La manifestazione era stata promossa nel silenzio e nella indifferenza della stampa e della televisione che, al contrario, avevano garantito larga copertura alla manifestazione per l’Europa lanciata da Michele Serra e sponsorizzata dal quotidiano la Repubblica, che si è tenuta il 15 marzo in piazza del Popolo a Roma.

Il lungo serpentone, il 5 aprile, era aperto dallo striscione “No al riarmo!” Tra i manifestanti anche molti giovani. “Meno armi più sanità!” gridavano in corteo, e molti slogan erano contro la guerra e il massacro del popolo di Gaza.

Il comizio finale, seguito con attenzione da larga parte dei manifestanti che si sono trattenuti nella piazza per più di tre ore, ha rappresentato una rivendicazione orgogliosa del passato, del presente e del futuro del Movimento 5 stelle, anche l’occasione per il palesarsi di un ampio schieramento di partiti, movimenti e associazioni contro la guerra, che chiedono pace e tregua in Ucraina e Palestina, senza se e senza ma. Forte la difesa (e la contrapposizione) dell’Europa come aspirazione ideale, “quella di Ventotene” e della politica di distensione, e la condanna dell’Europa del riarmo e della economia di guerra.

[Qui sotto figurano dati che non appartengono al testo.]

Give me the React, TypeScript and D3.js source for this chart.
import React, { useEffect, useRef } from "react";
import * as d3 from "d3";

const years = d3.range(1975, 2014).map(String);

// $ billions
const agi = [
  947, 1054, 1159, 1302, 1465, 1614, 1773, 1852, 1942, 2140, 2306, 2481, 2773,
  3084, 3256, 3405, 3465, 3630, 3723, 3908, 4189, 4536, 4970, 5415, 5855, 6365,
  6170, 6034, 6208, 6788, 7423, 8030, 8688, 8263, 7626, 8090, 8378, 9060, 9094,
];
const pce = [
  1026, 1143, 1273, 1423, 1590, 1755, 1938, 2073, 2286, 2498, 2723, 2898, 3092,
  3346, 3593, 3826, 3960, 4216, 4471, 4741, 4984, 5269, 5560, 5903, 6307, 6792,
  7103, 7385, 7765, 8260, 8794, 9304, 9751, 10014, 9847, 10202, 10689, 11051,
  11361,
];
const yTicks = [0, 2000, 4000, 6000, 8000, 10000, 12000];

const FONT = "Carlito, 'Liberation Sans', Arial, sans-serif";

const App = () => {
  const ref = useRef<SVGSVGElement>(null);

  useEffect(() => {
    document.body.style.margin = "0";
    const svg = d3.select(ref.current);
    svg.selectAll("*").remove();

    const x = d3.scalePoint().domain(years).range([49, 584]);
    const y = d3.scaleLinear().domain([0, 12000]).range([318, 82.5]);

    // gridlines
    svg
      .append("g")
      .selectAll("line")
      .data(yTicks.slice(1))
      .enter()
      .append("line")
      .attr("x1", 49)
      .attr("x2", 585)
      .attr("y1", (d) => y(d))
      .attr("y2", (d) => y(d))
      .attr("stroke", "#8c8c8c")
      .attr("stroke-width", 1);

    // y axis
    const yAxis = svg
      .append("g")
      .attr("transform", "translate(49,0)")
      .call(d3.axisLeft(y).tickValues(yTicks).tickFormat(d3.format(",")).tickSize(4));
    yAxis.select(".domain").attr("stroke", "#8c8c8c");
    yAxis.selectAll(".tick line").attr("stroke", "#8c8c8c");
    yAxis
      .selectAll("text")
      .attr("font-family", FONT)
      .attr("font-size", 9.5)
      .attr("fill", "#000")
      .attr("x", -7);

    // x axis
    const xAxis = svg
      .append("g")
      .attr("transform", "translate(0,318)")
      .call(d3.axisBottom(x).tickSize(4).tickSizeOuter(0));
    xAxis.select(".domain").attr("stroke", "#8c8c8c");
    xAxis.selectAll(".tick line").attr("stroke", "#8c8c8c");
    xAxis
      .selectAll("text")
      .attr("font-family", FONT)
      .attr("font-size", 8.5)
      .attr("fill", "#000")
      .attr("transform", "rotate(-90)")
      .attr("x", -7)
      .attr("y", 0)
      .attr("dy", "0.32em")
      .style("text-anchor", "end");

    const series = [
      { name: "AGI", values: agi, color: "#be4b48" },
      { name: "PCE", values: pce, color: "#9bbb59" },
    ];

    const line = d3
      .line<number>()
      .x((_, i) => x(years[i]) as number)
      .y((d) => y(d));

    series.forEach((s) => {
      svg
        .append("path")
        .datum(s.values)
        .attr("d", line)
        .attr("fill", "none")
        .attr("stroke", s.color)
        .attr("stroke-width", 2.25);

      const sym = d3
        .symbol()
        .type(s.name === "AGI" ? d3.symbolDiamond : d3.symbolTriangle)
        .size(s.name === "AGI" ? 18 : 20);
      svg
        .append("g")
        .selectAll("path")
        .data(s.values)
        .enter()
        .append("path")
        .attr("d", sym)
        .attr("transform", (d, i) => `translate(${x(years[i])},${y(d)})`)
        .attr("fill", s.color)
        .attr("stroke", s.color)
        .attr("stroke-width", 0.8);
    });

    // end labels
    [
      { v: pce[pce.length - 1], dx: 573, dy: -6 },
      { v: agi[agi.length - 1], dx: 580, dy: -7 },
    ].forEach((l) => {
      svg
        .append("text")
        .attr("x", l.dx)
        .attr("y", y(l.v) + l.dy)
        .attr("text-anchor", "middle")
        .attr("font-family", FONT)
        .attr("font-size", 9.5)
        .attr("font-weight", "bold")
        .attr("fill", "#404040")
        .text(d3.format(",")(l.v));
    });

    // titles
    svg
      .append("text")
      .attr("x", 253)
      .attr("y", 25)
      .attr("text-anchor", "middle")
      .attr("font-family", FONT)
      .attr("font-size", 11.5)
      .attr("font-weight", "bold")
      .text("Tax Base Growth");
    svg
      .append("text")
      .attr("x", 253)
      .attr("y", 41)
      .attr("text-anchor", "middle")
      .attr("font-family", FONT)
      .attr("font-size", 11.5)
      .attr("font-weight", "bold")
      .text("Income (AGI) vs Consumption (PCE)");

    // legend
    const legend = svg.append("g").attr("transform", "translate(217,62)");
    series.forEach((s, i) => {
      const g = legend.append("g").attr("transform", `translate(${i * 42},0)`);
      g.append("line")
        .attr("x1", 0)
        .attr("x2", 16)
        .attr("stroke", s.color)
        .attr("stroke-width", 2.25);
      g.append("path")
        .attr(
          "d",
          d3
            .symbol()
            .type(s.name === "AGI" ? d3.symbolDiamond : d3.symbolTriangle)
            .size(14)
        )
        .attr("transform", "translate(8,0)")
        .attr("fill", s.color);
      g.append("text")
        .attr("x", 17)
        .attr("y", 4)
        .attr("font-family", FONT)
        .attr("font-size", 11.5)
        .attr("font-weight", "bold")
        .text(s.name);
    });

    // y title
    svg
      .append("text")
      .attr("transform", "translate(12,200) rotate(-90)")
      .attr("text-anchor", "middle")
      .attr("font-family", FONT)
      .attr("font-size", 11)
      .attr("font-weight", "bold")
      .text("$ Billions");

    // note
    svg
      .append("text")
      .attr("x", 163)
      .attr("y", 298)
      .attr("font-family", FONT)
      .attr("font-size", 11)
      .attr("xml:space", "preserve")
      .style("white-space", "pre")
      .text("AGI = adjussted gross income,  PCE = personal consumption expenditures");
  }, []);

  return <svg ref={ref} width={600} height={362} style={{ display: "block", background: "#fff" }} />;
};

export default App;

Dal palco hanno preso la parola i principali leader del Movimento, da Paola Taverna, che ha svolto la funzione di presentatrice degli oratori, a Roberto Fico, a Chiara Appendino, ai capigruppo parlamentari di Camera e Senato, Riccardo Riccardi e Maria Domenica Castellone, accompagnati sul palco dai loro parlamentari. Mentre erano sul palco, i deputati sventolavano nelle loro mani le bandiere di Palestina e della pace. Ha parlato anche la responsabile della organizzazione giovanile del movimento, ed hanno preso la parola Fabio Lotti del Tavolo della Pace, padre Alex Zanotelli, il presidente delle Acli, Emiliano Manfredonia, Andrea Pantano della Libertas e quello dell’Arci, Walter Massa, Elisa Sarmenini della Rete dei numeri pari, il presidente di Greenpeace, Ivan Novelli. Hanno parlato gli eurodeputati Pasquale Tridico e il belga Marc Botenga (in un perfetto italiano), ambedue del Gue/Ngl, e l’ex parlamentare europea Barbara Spinelli, figlia di Alfiero.

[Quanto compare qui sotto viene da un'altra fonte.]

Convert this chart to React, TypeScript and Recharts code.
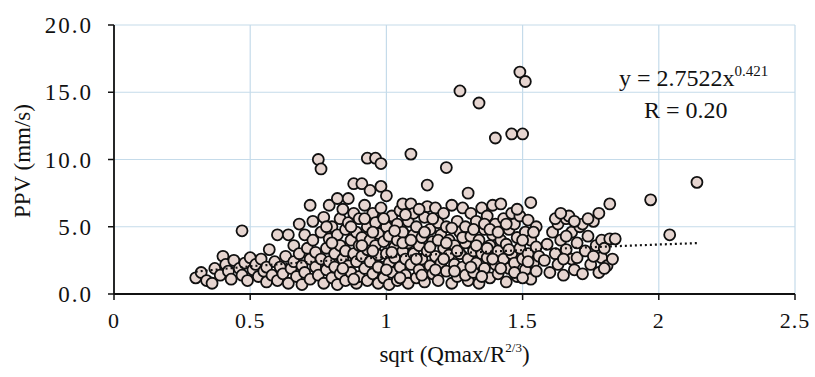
import React from "react";
import {
  ScatterChart,
  Scatter,
  XAxis,
  YAxis,
  CartesianGrid,
  Customized,
} from "recharts";

// Measured points [sqrt(Qmax/R^(2/3)), PPV mm/s]
const regionA: number[][] = [
  [0.30,1.2],[0.32,1.6],[0.34,1.0],[0.36,0.8],[0.37,1.9],[0.39,1.4],[0.40,2.8],[0.41,2.2],
  [0.42,1.7],[0.43,1.1],[0.44,2.5],[0.46,1.9],[0.47,4.7],[0.47,1.4],[0.48,2.3],[0.49,1.0],
  [0.50,2.7],[0.51,1.8],[0.52,2.2],[0.53,1.3],[0.54,2.6],[0.55,1.7],[0.56,0.9],[0.56,2.0],
  [0.57,3.3],[0.58,1.4],[0.59,2.4],[0.60,4.4],[0.60,1.0],[0.61,2.0],[0.62,1.5],
];
const regionB: number[][] = [
  [0.63,2.8],[0.64,4.4],[0.64,0.8],[0.65,1.9],[0.66,2.4],[0.66,3.6],[0.67,1.3],[0.68,5.2],
  [0.68,3.0],[0.69,2.1],[0.69,0.7],[0.70,4.4],[0.70,1.6],[0.71,3.4],[0.72,6.6],[0.72,2.6],
  [0.72,1.1],[0.73,4.0],[0.73,5.4],[0.74,2.0],[0.74,3.1],[0.75,10.0],[0.75,1.4],[0.76,9.3],
  [0.76,4.6],[0.76,2.6],[0.77,0.8],[0.77,5.7],[0.78,3.4],[0.78,1.8],[0.79,6.6],[0.79,4.1],
  [0.79,2.4],[0.80,5.0],[0.80,1.2],[0.81,3.0],[0.81,2.0],[0.82,7.1],[0.82,4.4],[0.82,0.7],
  [0.83,5.6],[0.83,3.6],[0.83,1.5],[0.84,2.6],[0.84,6.3],[0.85,4.8],[0.85,3.2],[0.85,1.0],
  [0.86,7.1],[0.86,2.1],[0.86,5.3],[0.87,4.0],[0.87,1.6],[0.88,8.2],[0.88,3.0],[0.88,6.0],
  [0.89,2.4],[0.89,4.6],[0.89,0.8],[0.90,3.6],[0.90,5.6],[0.90,1.3],
  [0.78,5.0],[0.80,3.8],[0.84,1.9],[0.87,5.0],[0.88,1.1],
];
const regionC: number[][] = [
  [0.91,8.2],[0.91,2.8],[0.91,4.2],[0.92,6.6],[0.92,1.9],[0.93,10.1],[0.93,5.0],[0.93,3.3],
  [0.93,1.0],[0.94,7.7],[0.94,2.4],[0.94,4.0],[0.95,6.0],[0.95,1.5],[0.96,10.1],[0.96,3.6],
  [0.96,5.3],[0.97,2.9],[0.97,0.8],[0.97,4.5],[0.98,9.7],[0.98,8.0],[0.98,2.0],[0.98,6.4],
  [0.99,3.9],[0.99,1.2],[1.00,7.3],[1.00,5.0],[1.00,3.0],[1.01,2.3],[1.01,4.3],[1.01,0.7],
  [1.02,5.8],[1.02,1.6],[1.03,3.5],[1.03,2.7],[1.04,5.2],[1.04,1.0],[1.04,4.0],[1.05,6.2],
  [1.05,2.0],[1.06,6.7],[1.06,3.2],[1.06,4.6],[1.07,1.4],[1.07,2.6],[1.08,5.4],[1.08,3.8],
  [1.08,0.8],[1.09,10.4],[1.09,6.7],[1.09,2.2],[1.10,4.4],[1.10,6.0],[1.10,3.0],[1.11,1.2],
  [1.11,5.0],[1.12,3.6],[1.12,1.8],[1.13,2.6],[1.13,4.2],[1.14,5.7],[1.14,0.9],[1.15,8.1],
  [1.15,3.2],[1.15,6.5],[1.16,2.1],[1.16,4.8],[1.17,1.5],[1.17,3.9],[1.18,6.4],[1.18,2.8],
  [1.19,5.3],[1.19,1.0],[1.20,4.4],[1.20,2.3],[1.21,3.4],[1.21,6.0],[1.22,9.4],[1.22,1.7],
  [1.22,5.0],[1.23,2.9],[1.23,4.0],[1.24,0.8],[1.24,6.6],[1.25,3.6],[1.25,2.2],[1.26,5.4],
  [1.26,1.3],[1.27,4.6],[1.27,15.1],[1.27,3.0],[1.28,6.4],[1.28,2.0],[1.29,3.8],[1.29,5.0],
  [1.30,7.5],[1.30,1.0],[1.30,2.6],
  [0.91,3.6],[0.92,5.6],[0.95,3.2],[0.95,4.6],[0.97,2.0],[0.99,5.6],[1.00,1.8],[1.02,3.1],
  [1.03,4.7],[1.05,1.2],[1.06,3.8],[1.07,5.9],[1.09,4.0],[1.11,2.6],[1.12,6.3],[1.13,1.4],
  [1.14,4.6],[1.16,3.5],[1.17,5.6],[1.18,1.8],[1.19,4.0],[1.21,2.6],[1.22,3.8],[1.24,4.9],
  [1.25,1.7],[1.26,3.2],[1.28,4.2],[1.29,1.4],
];
const regionD: number[][] = [
  [1.31,4.3],[1.31,6.0],[1.32,3.2],[1.32,1.6],[1.33,5.4],[1.33,2.3],[1.34,14.2],[1.34,4.0],
  [1.34,0.8],[1.35,6.4],[1.35,3.0],[1.36,1.9],[1.36,4.8],[1.37,2.7],[1.37,5.8],[1.38,3.6],
  [1.38,1.2],[1.39,4.4],[1.39,6.6],[1.40,11.6],[1.40,2.2],[1.40,5.2],[1.41,3.2],[1.41,1.5],
  [1.42,6.7],[1.42,4.0],[1.43,2.6],[1.43,5.6],[1.44,0.9],[1.44,3.7],[1.45,4.8],[1.45,1.9],
  [1.46,11.9],[1.46,6.0],[1.46,3.0],[1.47,2.3],[1.47,5.2],[1.48,4.2],[1.48,1.3],[1.49,16.5],
  [1.49,3.4],[1.49,5.8],[1.50,11.9],[1.50,2.6],[1.51,15.8],[1.51,4.6],[1.51,1.8],[1.52,5.5],
  [1.52,3.0],[1.53,6.8],[1.53,1.1],[1.53,4.0],[1.54,2.3],[1.55,3.5],[1.55,5.0],
  [1.31,2.0],[1.32,4.8],[1.33,3.6],[1.35,1.3],[1.36,5.2],[1.37,3.4],[1.38,4.8],[1.39,2.6],
  [1.41,4.6],[1.42,1.9],[1.44,5.2],[1.45,3.3],[1.47,1.6],[1.48,6.3],[1.50,4.0],[1.50,1.2],
  [1.52,2.4],[1.54,4.6],[1.55,1.7],[1.56,2.8],
];
const regionE: number[][] = [
  [1.58,2.5],[1.59,3.7],[1.60,1.6],[1.61,4.6],[1.62,3.0],[1.63,5.2],[1.63,2.2],[1.64,4.0],
  [1.65,1.4],[1.66,5.6],[1.66,3.3],[1.67,5.8],[1.68,2.6],[1.68,4.6],[1.69,1.8],[1.70,2.7],
  [1.70,3.8],[1.71,5.0],[1.72,5.2],[1.72,1.5],[1.73,3.2],[1.74,4.3],[1.75,2.2],[1.76,5.4],
  [1.77,3.6],[1.78,6.0],[1.78,1.6],[1.79,4.0],[1.79,2.7],[1.80,3.4],[1.81,2.1],[1.82,6.7],
  [1.82,4.1],[1.83,2.6],[1.84,4.1],[1.97,7.0],[2.04,4.4],[2.14,8.3],
  [1.62,5.6],[1.64,6.0],[1.66,4.3],[1.69,5.4],[1.74,5.6],[1.76,2.8],[1.80,1.9],[1.65,2.6],
];

// Trend line
const trendX = [0.30, 0.50, 0.75, 1.00, 1.25, 1.50, 1.75, 2.00, 2.15];
const trendY = [1.66, 2.06, 2.43, 2.75, 3.03, 3.26, 3.48, 3.68, 3.79];

const xTicks = [0, 0.5, 1, 1.5, 2, 2.5];
const yTicks = [0, 5, 10, 15, 20];

const points = [...regionA, ...regionB, ...regionC, ...regionD, ...regionE].map(
  ([x, y]) => ({ x, y })
);
const trend = trendX.map((x, i) => ({ x, y: trendY[i] }));

const FONT = "'Liberation Serif', 'Times New Roman', serif";

const Dot = (props: any) => {
  const { cx, cy } = props;
  if (cx == null || cy == null) return null;
  return (
    <circle cx={cx} cy={cy} r={5.5} fill="#e6d5d0" stroke="#101010" strokeWidth={1.8} />
  );
};

const Equation = () => (
  <g fontFamily={FONT} fill="#111">
    <text x={619} y={86} fontSize={24}>
      y = 2.7522x
      <tspan fontSize={15} dy={-10}>0.421</tspan>
    </text>
    <text x={644} y={118} fontSize={24}>
      R = 0.20
    </text>
  </g>
);

const XTitle = (props: any) => {
  const vb = props.viewBox || {};
  const cx = vb.x + vb.width / 2;
  return (
    <text x={cx} y={362} textAnchor="middle" fontFamily={FONT} fontSize={23} fill="#111">
      sqrt (Qmax/R
      <tspan fontSize={13} dy={-10}>2/3</tspan>
      <tspan dy={10}>)</tspan>
    </text>
  );
};

const YTitle = () => (
  <text
    x={30}
    y={161}
    transform="rotate(-90 30 161)"
    textAnchor="middle"
    fontFamily={FONT}
    fontSize={23}
    fill="#111"
  >
    PPV (mm/s)
  </text>
);

export default function App() {
  return (
    <div style={{ position: "absolute", left: 0, top: 0, width: 815, height: 377, background: "#fff" }}>
      <ScatterChart
        width={815}
        height={377}
        margin={{ top: 25, right: 20, bottom: 0, left: 0 }}
      >
        <CartesianGrid stroke="#c5dbea" strokeWidth={1.2} />
        <XAxis
          type="number"
          dataKey="x"
          domain={[0, 2.5]}
          ticks={xTicks}
          interval={0}
          height={83}
          tickSize={6}
          tickMargin={12}
          axisLine={{ stroke: "#111", strokeWidth: 1.8 }}
          tickLine={{ stroke: "#111", strokeWidth: 1.5 }}
          tick={{ fontFamily: FONT, fontSize: 22, fill: "#111", letterSpacing: 1 }}
          label={<XTitle />}
        />
        <YAxis
          type="number"
          dataKey="y"
          domain={[0, 20]}
          ticks={yTicks}
          interval={0}
          width={114}
          tickSize={6}
          tickMargin={15}
          tickFormatter={(v: number) => v.toFixed(1)}
          axisLine={{ stroke: "#111", strokeWidth: 1.8 }}
          tickLine={{ stroke: "#111", strokeWidth: 1.5 }}
          tick={{ fontFamily: FONT, fontSize: 23, fill: "#111", letterSpacing: 2 }}
          label={<YTitle />}
        />
        <Scatter data={points} shape={<Dot />} isAnimationActive={false} />
        <Scatter
          data={trend}
          line={{ stroke: "#111", strokeWidth: 2.2, strokeDasharray: "2 3" }}
          shape={() => null}
          isAnimationActive={false}
        />
        <Customized component={Equation} />
      </ScatterChart>
    </div>
  );
}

Hanno preso la parola, tra gli altri, anche Marco Travaglio e, in video, Alessandro Barbero, che ha lucidamente paragonato l’attuale crisi contienntale agli anni che hanno preceduto “il suicidio dell’Europa nel 1914”, e Tomaso Montanari. È intervenuto anche l’economista e consulente delle Nazioni unite, Jeffrey Sachs. Hanno parlato i segretari dei Verdi, Angelo Bonelli, e di Sinistra italiana, Nicola Fratoianni, e quello di Rifondazione comunista, Maurizio Acerbo, l’unico che ha richiamato nel suo intervento i referendum dell’8 e 9 giugno. Sono intervenuti Francesca Fornario, Saskia Terzani e Massimo Wertmuller.

Alla manifestazione avevano deciso di inviare delegazioni anche l’Anpi e il Pd. Nella delegazione del Pd anche la nostra ex segretaria generale Susanna Camusso, e Marco Tarquinio.

Giuseppe Conte, nel suo intervento che non è stato l’ultimo, ha affermato che si è rotta la farlocca luna di miele tra Giorgia Meloni e gli italiani, e che sono state gettate le fondamenta dell’alternativa di governo con le forze oggi in piazza. Una piazza che rimandava nella partecipazione a quella del 5 marzo 2022 promossa dalla Rete per la Pace e il Disarmo. Di diverso c’era il colore prevalente: il 5 aprile quello bianco delle bandiere del M5s, nonostante il generoso, rosso contributo di vessilli di Rifondazione. C’era tutto l’associazionismo della Via Maestra, tranne la Cgil.

Ho scritto questo articolo durante la manifestazione, che è durata più di quattro ore tra corteo e comizi. A due giorni di distanza, mentre lo rileggo, mi viene una riflessione. A quella manifestazione di popolo mancava la presenza organizzata del mondo del lavoro. Si sentiva nelle parole d’ordine e nei comizi conclusivi. Non è una critica né alla manifestazione, né ai manifestanti, né ai promotori. È una riflessione che investe noi, la Cgil.